**TO BE DONE:**
Will you output all of the data below exactly, omitting the images?

**RECORDS SUPPLIED:**
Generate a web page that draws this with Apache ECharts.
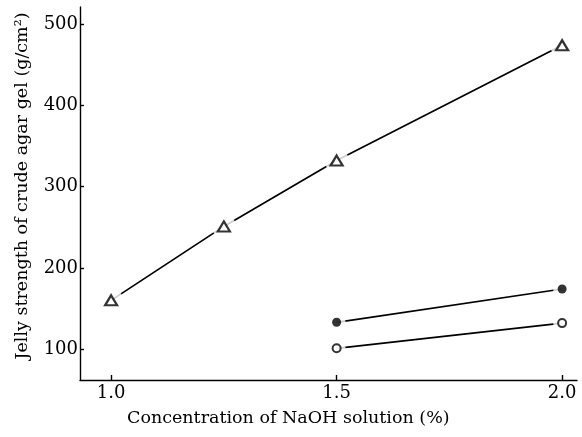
<!DOCTYPE html>
<html><head><meta charset="utf-8">
<script src="https://cdn.jsdelivr.net/npm/echarts@6/dist/echarts.min.js"></script>
<style>html,body{margin:0;padding:0;background:#fff}#c{width:582px;height:437px}</style>
</head><body><div id="c"></div>
<script>
const conc = [1.0, 1.25, 1.5, 2.0];
const triangleVals = [160, 251, 332, 474];
const concB = [1.5, 2.0];
const filledVals = [133, 174];
const openVals = [101, 132];
const yTicks = [100, 200, 300, 400, 500];
const xTicks = [1.0, 1.5, 2.0];
const xTitle = 'Concentration of NaOH solution (%)';
const yTitle = 'Jelly strength of crude agar gel (g/cm\u00B2)';

const pairs = (xs, ys) => xs.map((x, i) => [x, ys[i]]);
const font = 'DejaVu Serif';
const lineS = (d) => ({type:'line', data:d, symbol:'none', lineStyle:{color:'#000', width:1.7}, z:1, silent:true});
const halo = (d, s) => ({type:'scatter', data:d, symbol:'circle', symbolSize:s, itemStyle:{color:'#fff'}, z:2, silent:true});

const chart = echarts.init(document.getElementById('c'), null, {renderer:'canvas'});
chart.setOption({
  animation:false,
  backgroundColor:'#fff',
  grid:{left:80, right:5, top:7, bottom:57},
  xAxis:{type:'value', min:0.931, max:2.033,
    axisLine:{lineStyle:{color:'#000', width:1.4}},
    axisTick:{inside:true, length:5, customValues:xTicks, lineStyle:{color:'#000', width:1.4}},
    axisLabel:{customValues:xTicks, formatter:v=>v.toFixed(1), fontFamily:font, fontSize:18, color:'#000', margin:4},
    splitLine:{show:false}},
  yAxis:{type:'value', min:62, max:521,
    axisLine:{show:true, lineStyle:{color:'#000', width:1.4}},
    axisTick:{show:true, inside:true, length:4, customValues:yTicks, lineStyle:{color:'#000', width:1.4}},
    axisLabel:{customValues:yTicks, fontFamily:font, fontSize:18, color:'#000', margin:2},
    splitLine:{show:false}},
  graphic:[
    {type:'text', left:127, top:409, style:{text:xTitle, font:'17.5px "DejaVu Serif"', fill:'#000'}},
    {type:'text', x:22, y:186, rotation:Math.PI/2, style:{text:yTitle, font:'17.5px "DejaVu Serif"', fill:'#000', align:'center', verticalAlign:'middle'}}
  ],
  series:[
    lineS(pairs(conc, triangleVals)),
    lineS(pairs(concB, filledVals)),
    lineS(pairs(concB, openVals)),
    halo(pairs(conc, triangleVals), 24),
    halo(pairs(concB, filledVals), 18),
    halo(pairs(concB, openVals), 18),
    {type:'scatter', data:pairs(conc, triangleVals), symbol:'triangle', symbolSize:[12,10],
      itemStyle:{color:'#fff', borderColor:'#000', borderWidth:2.2}, z:3},
    {type:'scatter', data:pairs(concB, filledVals), symbol:'circle', symbolSize:9,
      itemStyle:{color:'#000'}, z:3},
    {type:'scatter', data:pairs(concB, openVals), symbol:'circle', symbolSize:8,
      itemStyle:{color:'#fff', borderColor:'#000', borderWidth:2}, z:3}
  ]
});
</script></body></html>
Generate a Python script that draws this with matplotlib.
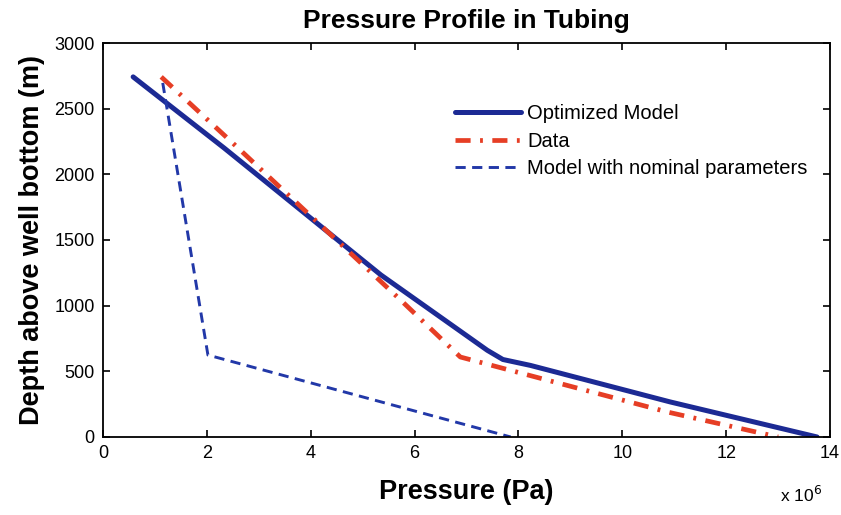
import matplotlib
matplotlib.use('Agg')
import matplotlib.pyplot as plt
from matplotlib.ticker import FuncFormatter

plt.rcParams['font.family'] = ['Liberation Sans', 'DejaVu Sans']

# pressure in Pa, depth above well bottom in m
opt_p = [0.58e6, 2.33e6, 5.35e6, 6.9e6, 7.4e6, 7.7e6, 8.23e6, 10.92e6, 13.75e6]
opt_d = [2742, 2201, 1234, 800, 660, 590, 545, 267, 0]

data_p = [1.12e6, 2.52e6, 5.73e6, 6.88e6, 8.04e6, 10.87e6, 13.0e6]
data_d = [2742, 2230, 1043, 609, 487, 190, 0]

nom_p = [1.15e6, 2.02e6, 7.85e6]
nom_d = [2696, 624, 0]

labels = ['Optimized Model', 'Data', 'Model with nominal parameters']

fig = plt.figure(figsize=(8.41, 5.15), dpi=100)
ax = fig.add_axes([0.1225, 0.1515, 0.8645, 0.765])

ax.plot(opt_p, opt_d, color='#1c2a94', lw=3.6, label=labels[0],
        solid_capstyle='round', solid_joinstyle='round')
ax.plot(data_p, data_d, color='#e63e25', lw=3.4, linestyle=(0, (3.2, 2.0, 0.6, 2.0)),
        label=labels[1])
ax.plot(nom_p, nom_d, color='#2238a8', lw=2.1, linestyle=(0, (3.5, 2.2)),
        label=labels[2])

ax.set_xlim(0, 14e6)
ax.set_ylim(0, 3000)
ax.set_xticks([i * 2e6 for i in range(8)])
ax.set_yticks(range(0, 3001, 500))
ax.xaxis.set_major_formatter(FuncFormatter(lambda v, pos: '%g' % (v / 1e6)))
ax.tick_params(direction='in', top=True, right=True, length=5, width=1.2,
               labelsize=13, pad=6)
for s in ax.spines.values():
    s.set_linewidth(1.3)

ax.set_title('Pressure Profile in Tubing', fontsize=19, fontweight='bold', pad=11)
ax.set_xlabel('Pressure (Pa)', fontsize=19.5, fontweight='bold', labelpad=12)
ax.set_ylabel('Depth above well bottom (m)', fontsize=19.5, fontweight='bold', labelpad=7)
fig.text(0.928, 0.025, r'x 10$^6$', fontsize=12.5)

ax.legend(loc='upper left', bbox_to_anchor=(0.473, 0.865), frameon=False,
          fontsize=14.5, handlelength=3.3, handletextpad=0.3, labelspacing=0.42,
          borderaxespad=0)

fig.savefig('out.png', dpi=100)
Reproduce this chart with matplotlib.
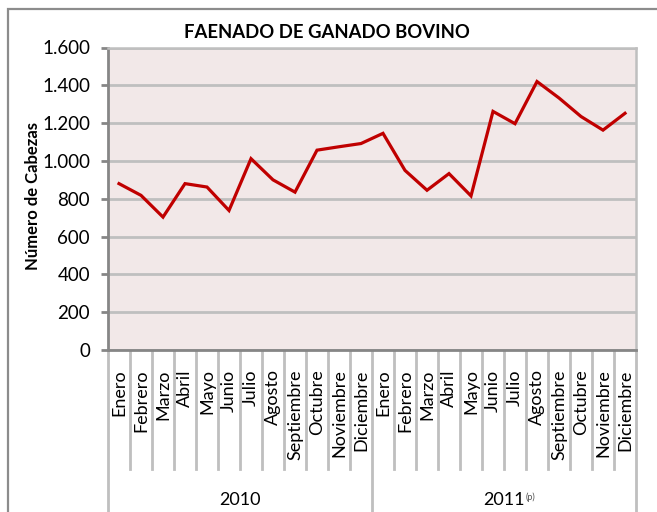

**WRITTEN RESPONSE:**
Generate a web page that draws this with Apache ECharts.
<!DOCTYPE html>
<html><head><meta charset="utf-8">
<script src="https://cdn.jsdelivr.net/npm/echarts@6/dist/echarts.min.js"></script>
<style>html,body{margin:0;padding:0;background:#fff}#c{width:582px;height:437px}</style>
</head><body><div id="c"></div>
<script>
const conc = [1.0, 1.25, 1.5, 2.0];
const triangleVals = [160, 251, 332, 474];
const concB = [1.5, 2.0];
const filledVals = [133, 174];
const openVals = [101, 132];
const yTicks = [100, 200, 300, 400, 500];
const xTicks = [1.0, 1.5, 2.0];
const xTitle = 'Concentration of NaOH solution (%)';
const yTitle = 'Jelly strength of crude agar gel (g/cm\u00B2)';

const pairs = (xs, ys) => xs.map((x, i) => [x, ys[i]]);
const font = 'DejaVu Serif';
const lineS = (d) => ({type:'line', data:d, symbol:'none', lineStyle:{color:'#000', width:1.7}, z:1, silent:true});
const halo = (d, s) => ({type:'scatter', data:d, symbol:'circle', symbolSize:s, itemStyle:{color:'#fff'}, z:2, silent:true});

const chart = echarts.init(document.getElementById('c'), null, {renderer:'canvas'});
chart.setOption({
  animation:false,
  backgroundColor:'#fff',
  grid:{left:80, right:5, top:7, bottom:57},
  xAxis:{type:'value', min:0.931, max:2.033,
    axisLine:{lineStyle:{color:'#000', width:1.4}},
    axisTick:{inside:true, length:5, customValues:xTicks, lineStyle:{color:'#000', width:1.4}},
    axisLabel:{customValues:xTicks, formatter:v=>v.toFixed(1), fontFamily:font, fontSize:18, color:'#000', margin:4},
    splitLine:{show:false}},
  yAxis:{type:'value', min:62, max:521,
    axisLine:{show:true, lineStyle:{color:'#000', width:1.4}},
    axisTick:{show:true, inside:true, length:4, customValues:yTicks, lineStyle:{color:'#000', width:1.4}},
    axisLabel:{customValues:yTicks, fontFamily:font, fontSize:18, color:'#000', margin:2},
    splitLine:{show:false}},
  graphic:[
    {type:'text', left:127, top:409, style:{text:xTitle, font:'17.5px "DejaVu Serif"', fill:'#000'}},
    {type:'text', x:22, y:186, rotation:Math.PI/2, style:{text:yTitle, font:'17.5px "DejaVu Serif"', fill:'#000', align:'center', verticalAlign:'middle'}}
  ],
  series:[
    lineS(pairs(conc, triangleVals)),
    lineS(pairs(concB, filledVals)),
    lineS(pairs(concB, openVals)),
    halo(pairs(conc, triangleVals), 24),
    halo(pairs(concB, filledVals), 18),
    halo(pairs(concB, openVals), 18),
    {type:'scatter', data:pairs(conc, triangleVals), symbol:'triangle', symbolSize:[12,10],
      itemStyle:{color:'#fff', borderColor:'#000', borderWidth:2.2}, z:3},
    {type:'scatter', data:pairs(concB, filledVals), symbol:'circle', symbolSize:9,
      itemStyle:{color:'#000'}, z:3},
    {type:'scatter', data:pairs(concB, openVals), symbol:'circle', symbolSize:8,
      itemStyle:{color:'#fff', borderColor:'#000', borderWidth:2}, z:3}
  ]
});
</script></body></html>
Generate a Python script that draws this with matplotlib.
import matplotlib
matplotlib.use('Agg')
import matplotlib.pyplot as plt
from matplotlib.ticker import FuncFormatter

plt.rcParams['font.family'] = ['Liberation Sans', 'DejaVu Sans']

# pressure in Pa, depth above well bottom in m
opt_p = [0.58e6, 2.33e6, 5.35e6, 6.9e6, 7.4e6, 7.7e6, 8.23e6, 10.92e6, 13.75e6]
opt_d = [2742, 2201, 1234, 800, 660, 590, 545, 267, 0]

data_p = [1.12e6, 2.52e6, 5.73e6, 6.88e6, 8.04e6, 10.87e6, 13.0e6]
data_d = [2742, 2230, 1043, 609, 487, 190, 0]

nom_p = [1.15e6, 2.02e6, 7.85e6]
nom_d = [2696, 624, 0]

labels = ['Optimized Model', 'Data', 'Model with nominal parameters']

fig = plt.figure(figsize=(8.41, 5.15), dpi=100)
ax = fig.add_axes([0.1225, 0.1515, 0.8645, 0.765])

ax.plot(opt_p, opt_d, color='#1c2a94', lw=3.6, label=labels[0],
        solid_capstyle='round', solid_joinstyle='round')
ax.plot(data_p, data_d, color='#e63e25', lw=3.4, linestyle=(0, (3.2, 2.0, 0.6, 2.0)),
        label=labels[1])
ax.plot(nom_p, nom_d, color='#2238a8', lw=2.1, linestyle=(0, (3.5, 2.2)),
        label=labels[2])

ax.set_xlim(0, 14e6)
ax.set_ylim(0, 3000)
ax.set_xticks([i * 2e6 for i in range(8)])
ax.set_yticks(range(0, 3001, 500))
ax.xaxis.set_major_formatter(FuncFormatter(lambda v, pos: '%g' % (v / 1e6)))
ax.tick_params(direction='in', top=True, right=True, length=5, width=1.2,
               labelsize=13, pad=6)
for s in ax.spines.values():
    s.set_linewidth(1.3)

ax.set_title('Pressure Profile in Tubing', fontsize=19, fontweight='bold', pad=11)
ax.set_xlabel('Pressure (Pa)', fontsize=19.5, fontweight='bold', labelpad=12)
ax.set_ylabel('Depth above well bottom (m)', fontsize=19.5, fontweight='bold', labelpad=7)
fig.text(0.928, 0.025, r'x 10$^6$', fontsize=12.5)

ax.legend(loc='upper left', bbox_to_anchor=(0.473, 0.865), frameon=False,
          fontsize=14.5, handlelength=3.3, handletextpad=0.3, labelspacing=0.42,
          borderaxespad=0)

fig.savefig('out.png', dpi=100)
Reproduce this chart with matplotlib.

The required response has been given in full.